The Current State of the ex-USS Oriskany


Laid down in 1944, the Essex Class carrier USS Oriskany was launched in 1945. Due to the end of the war, the ship was mothballed incomplete and did not enter service until 1950. Serving in the Korean War, she provided stellar service, and was the location for the filming of the film 'The Bridges of Toko Ri", staring William Holden and Mickey Rooney. Rebuilt with an angled deck, the ship continued to serve throughout the 1960s and 1970s, and the future Senator John McCain flew off her deck when he was shot down and captured. All told, off Vietnam the "Mighty O"and her crew earned 4 Navy Crosses, 6 Silver Stars, 2 Legions of Merit, 96 Distinguished Flying Crosses, 6 Bronze Stars, 146 Air Medals, 192 Navy Commendation Medals, 127 Navy Achievement Medals, 10 Purple Hearts, 65 CINCPACFLT Letters of Commendation, 77 COMSEVENTHFLT Letters of Commendation, and 2 Navy Unit Commendations.

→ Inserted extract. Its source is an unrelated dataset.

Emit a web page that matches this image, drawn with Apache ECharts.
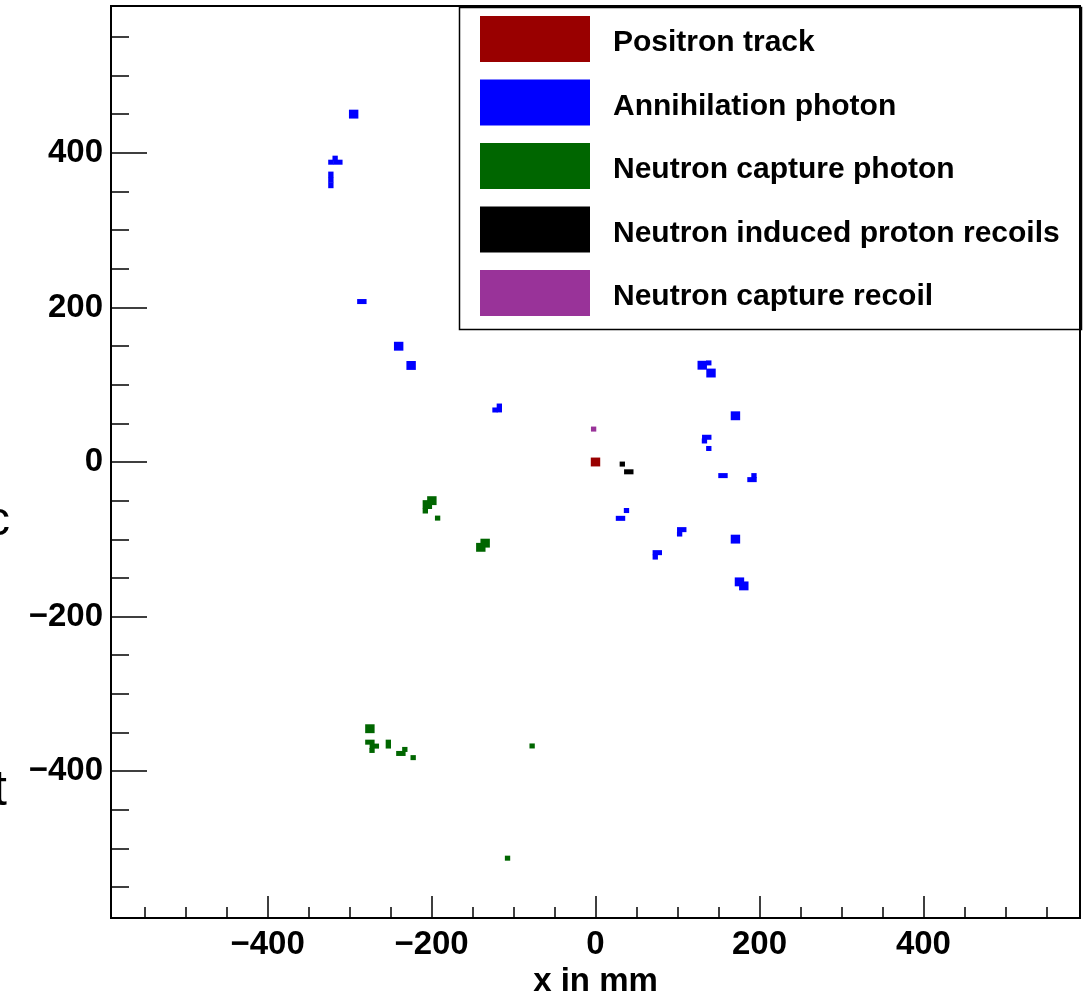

The ship was retired in 1976, and stricken from the Bremerton, WA reserve fleet in 1989. In 1994 she was sold for scrap, but the contractor defaulted and the navy repossessed her in 1997, towing her to Mare Island, CA. The ship was transferred to Beaumont, TX, in 1999. Plans to sink her in a live-fire exercise were met with opposition, but efforts to preserve her as a museum failed to gather support or funding. In 2003 the Navy proposed sinking her as a reef, and environmentalists agreed contingent upon the removal of all asbestos, PCBs, lead paint, fuel oil, and other hazardous material. The funding for the project was approved in 2004, and the ship spent almost a year being prepped for sinking. The asphalt on her flight deck was stripped off, as was the wood underneath. Fire extinguishers, coolant, anti-freeze, mercury, old ballast water, transformers, capacitors, machinery lube, batteries, and HALON were removed, and she was then towed out of the Beaumont Reserve Fleet on December 5, 2004.

The old carrier has been towed from Beaumont, TX, to Pensacola, Fl, where she is tied up to the Port of Pensacola berth just off Main Street near the Bayfront Auditorium. In June or July of this year she will be towed 24 miles off shore and sunk as an artificial reef and dive attraction in about 200 feet of water. She is by far the largest vessel ever sunk as a reef, and as one of only two carriers in water shallow enough for sport divers (the other being the USS Saratoga at Bikini Atoll) she is bound to be a popular dive site.

UPDATED: THE SHIP HAS BEEN SUNK!!!! CLICK HERE FOR PHOTOS


Bow on facing Main Street, the ship dominates the waterfront.

She may be small by today's standards, but she is still impressive.

Age is certainly showing, as there is more rust than paint.

The elevators have been removed.

Rusted square is a crude patch welded onto the hull/

30 years after her retirement, Oriskany sure looks the worse for wear.

The island, and most of the ship for that matter, has been stripped of everything removable.